Recordings obtained by @AP provide a detailed look inside the investigation that exposed a murder plot - and the klan’s link to law enforcement.

FBI’s Jacksonville office wanted a confidential informant who had the talent and connections to get inside a violent klan cell, the Traditionalist American Knights of the KKK.

They found him.
The informant was an Army vet and trained sniper, and like many informants he was a risky choice.

He’d had psychotic episodes and ongoing mental health issues, and was fired previously by an FBI agent for blabbing about his work on another case.
But he was a skilled operator.

After making contact with the klan, he signed a blood oath and was “naturalized” into the Invisible Empire of the KKK.

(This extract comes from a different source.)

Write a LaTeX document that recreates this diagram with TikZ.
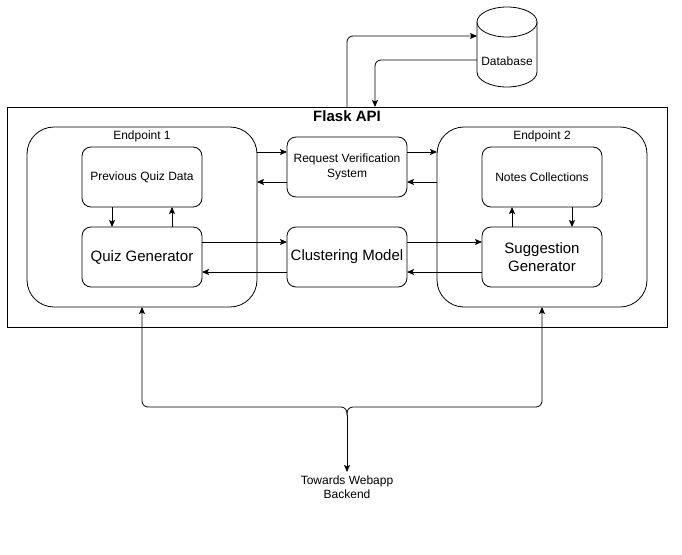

The FBI OK’d him to begin secretly recording.
He professed a background as an elite assassin, and the klan elevated him to “Grand Night Hawk” in charge of group security.

That’s when three klansmen who were current and former prison guards approached him about the murder.
The guards wanted to kill a Black prison inmate because he’d bitten one of them during a fight.

“One night we find him out there and I can walk right up, put him out of his misery,” said a klan leader, called the Exalted Cyclops.
The recordings capture three klansmen driving to the inmate’s home. They had syringes of insulin and were ready to kidnap and inject him and make it look like an overdose.
The murder attempt would be unsuccessful, but they planned to try again. Later, FBI agents staged a murder photo the informant could show to the klansmen and record their reactions.

The photos, elicited joy and cheers.
Florida prosecuted the three former guards. Two of them got nine years, one pleaded out and got four.

Even with proof of klansmen working in a state prison, the DOC didn't find cause to investigate further. A spokeswoman told @AP there was no indication of a wider problem.
In April, @AP visited the employee and volunteer parking lot at the prison where the three klansmen had worked.

Vehicles were festooned with imagery associated with white supremacist groups including the Confederate Flag and Q-Anon.
The FBI has for decades warned that white extremist groups’ infiltration of law enforcement is a modern national security threat. Off-duty police officers marched alongside white supremacists in the Jan. 6 insurrection.
The klan’s failed murder plot continues to haunt the target of it. Warren Williams and his family live with constant paranoia and fear that the klan will finish the job.

Williams is suing Florida and the three guards. Florida has moved to have the suit thrown out.